Now, 60 of the 225 volunteers that participated in this original clinical have returned for this booster trial. Echt describes this trial to be a “one-year, double-blind, placebo-controlled study.” This means that half of the participants received a placebo, or a saline or salt-water solution, while the other half received BNT162b2, which is the Pfizer vaccine.
“The booster is made up of the exact same components and dosage of the original Pfizer vaccine,” Echt said. “It is just a third injection of the vaccine.”
Assignment was random, and both participants and the research staff were unaware of which treatment each participant received.
“This is necessary so that we would be able to assess the effects of the actual vaccines,” Haczku said. “If this booster shot is effective, those volunteers that received the placebo, instead of the third injection, will also have the opportunity to get vaccinated a third time.”
Albertson said that the process of collecting multifactorial data—including antibody levels, infection levels and reactivity to the third dose—has been “remarkably straightforward.”
“We’re following their antibody levels,” Albertson said. “We’re following whether they get COVID-19 or not with self-swabbing and a daily diary.

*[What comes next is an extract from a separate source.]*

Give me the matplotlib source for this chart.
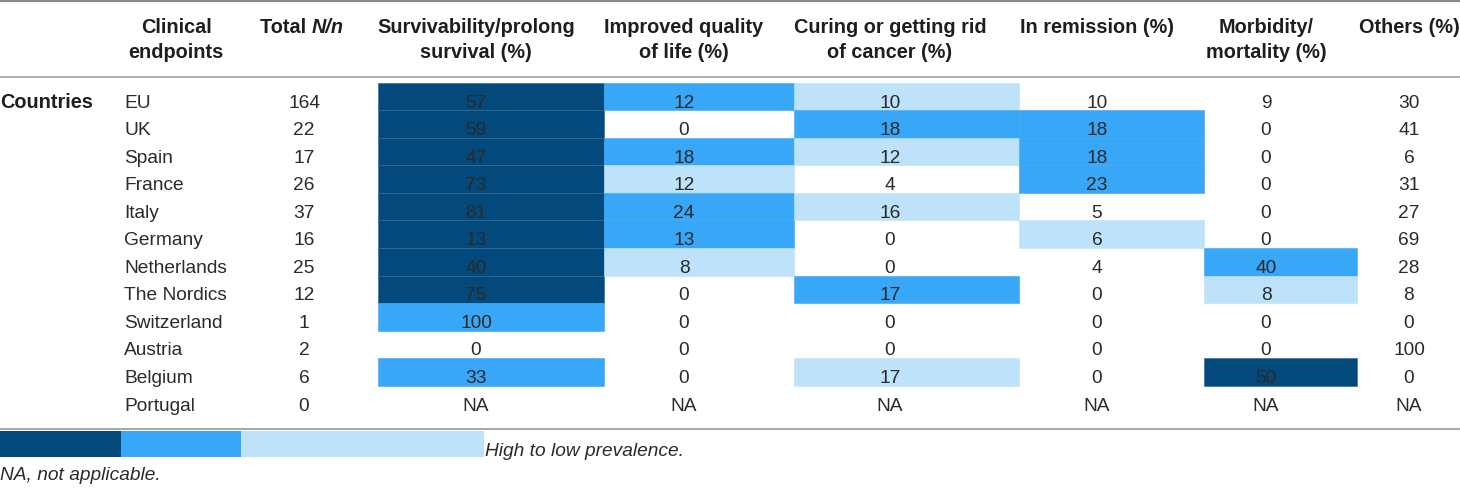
import matplotlib
matplotlib.use("Agg")
import matplotlib.pyplot as plt

# -----------------------------
# data
# -----------------------------
countries = ["EU", "UK", "Spain", "France", "Italy", "Germany", "Netherlands",
             "The Nordics", "Switzerland", "Austria", "Belgium", "Portugal"]
total_n = ["164", "22", "17", "26", "37", "16", "25", "12", "1", "2", "6", "0"]

survival = ["57", "59", "47", "73", "81", "13", "40", "75", "100", "0", "33", "NA"]
quality = ["12", "0", "18", "12", "24", "13", "8", "0", "0", "0", "0", "NA"]
curing = ["10", "18", "12", "4", "16", "0", "0", "17", "0", "0", "17", "NA"]
remission = ["10", "18", "18", "23", "5", "6", "4", "0", "0", "0", "0", "NA"]
morbidity = ["9", "0", "0", "0", "0", "0", "40", "8", "0", "0", "50", "NA"]
others = ["30", "41", "6", "31", "27", "69", "28", "8", "0", "100", "0", "NA"]

# prevalence shading per cell: 3 = high, 2 = mid, 1 = low, 0 = none
survival_lvl = [3, 3, 3, 3, 3, 3, 3, 3, 2, 0, 2, 0]
quality_lvl = [2, 0, 2, 1, 2, 2, 1, 0, 0, 0, 0, 0]
curing_lvl = [1, 2, 1, 0, 1, 0, 0, 2, 0, 0, 1, 0]
remission_lvl = [0, 2, 2, 2, 0, 1, 0, 0, 0, 0, 0, 0]
morbidity_lvl = [0, 0, 0, 0, 0, 0, 2, 1, 0, 0, 3, 0]

headers = [("Clinical", "endpoints"), None,
           ("Survivability/prolong", "survival (%)"),
           ("Improved quality", "of life (%)"),
           ("Curing or getting rid", "of cancer (%)"),
           ("In remission (%)", ""),
           ("Morbidity/", "mortality (%)"),
           ("Others (%)", "")]

# -----------------------------
# layout (pixel space)
# -----------------------------
W, H = 1460, 488
shade = {3: "#03497c", 2: "#39a7f7", 1: "#bde2f9"}
seam = {3: "#2c6893", 2: "#39a7f7", 1: "#bde2f9"}
ink = "#2a2a2a"
col_x = [176, 304, 476, 684, 890, 1097, 1266, 1409]
cell_edges = [378, 604, 794, 1019, 1204, 1357]
row0, row_h = 103, 27.55
cell_top0 = 82.7
fam = ["Liberation Sans", "DejaVu Sans"]

fig = plt.figure(figsize=(W / 100, H / 100), dpi=100)
ax = fig.add_axes([0, 0, 1, 1])
ax.set_xlim(0, W)
ax.set_ylim(H, 0)
ax.axis("off")

# shaded cells
levels = [survival_lvl, quality_lvl, curing_lvl, remission_lvl, morbidity_lvl]
for c, lv in enumerate(levels):
    left, right = cell_edges[c], cell_edges[c + 1]
    for i, l in enumerate(lv):
        if l:
            ax.bar(left, row_h, width=right - left, bottom=cell_top0 + i * row_h,
                   align="edge", color=shade[l], edgecolor=seam[l], linewidth=0.4)

# rules
ax.axhline(1, color="#8a8a8a", lw=1.6)
ax.axhline(77, color="#a8a8a8", lw=1.3)
ax.axhline(429, color="#a0a0a0", lw=1.3)

# headers
hdr = dict(fontsize=14.3, fontweight="bold", color="#1e1e1e", family=fam,
           ha="center", va="center")
for x, h in zip(col_x, headers):
    if h is None:
        continue
    ax.text(x, 27.5, h[0], **hdr)
    if h[1]:
        ax.text(x, 53, h[1], **hdr)
t1 = ax.text(260, 27.5, "Total ", **{**hdr, "ha": "left"})
fig.canvas.draw()
bb = t1.get_window_extent()
x_end = ax.transData.inverted().transform((bb.x1, bb.y0))[0]
ax.text(x_end, 27.5, "N/n", **{**hdr, "ha": "left", "fontstyle": "italic"})

ax.text(0, row0, "Countries", **{**hdr, "ha": "left"})

# body
body = dict(fontsize=13.8, color=ink, family=fam, va="center")
columns = [total_n, survival, quality, curing, remission, morbidity, others]
for i, name in enumerate(countries):
    y = row0 + i * row_h
    ax.text(124, y, name, ha="left", **body)
    for x, col in zip(col_x[1:], columns):
        ax.text(x, y, col[i], ha="center", **body)

# legend strip
ax.bar([0, 120.5, 241], 26, width=[120.5, 120.5, 243], bottom=430.5,
       align="edge", color=[shade[3], shade[2], shade[1]], linewidth=0)
ax.text(485, 452, "High to low prevalence.", ha="left", fontstyle="italic", **body)
ax.text(0, 476, "NA, not applicable.", ha="left", fontstyle="italic", **body)

fig.savefig("out.png", dpi=100)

It is hugely important to determine whether or not a third vaccine is needed. We have some indirect evidence out there that it is. Our patients are relatively healthy. We’re looking to see if the general public needs that. We think that might be the case.”
Echt said that researchers are still waiting for the interim analysis for the booster trial to be released by Pfizer Inc.
“This is a trial that will take a couple of months,” Haczku said. “The investigators and the volunteers are blinded. So, until the results are revealed, we won’t be able to tell if this third shot works.”
Regardless, researchers remain hopeful.
“People have been incredibly brave and dedicated,” Albertson said. “Recognize that people participating in clinical trials are heros. They made a commitment way before anybody had a clue as to how safe these drugs were. Understand that this particular Pfizer drug has been given to probably a billion people worldwide […] which is an incredible number for a pharmaceutical drug. The risks are incredibly small and the benefits are incredibly large to be vaccinated.”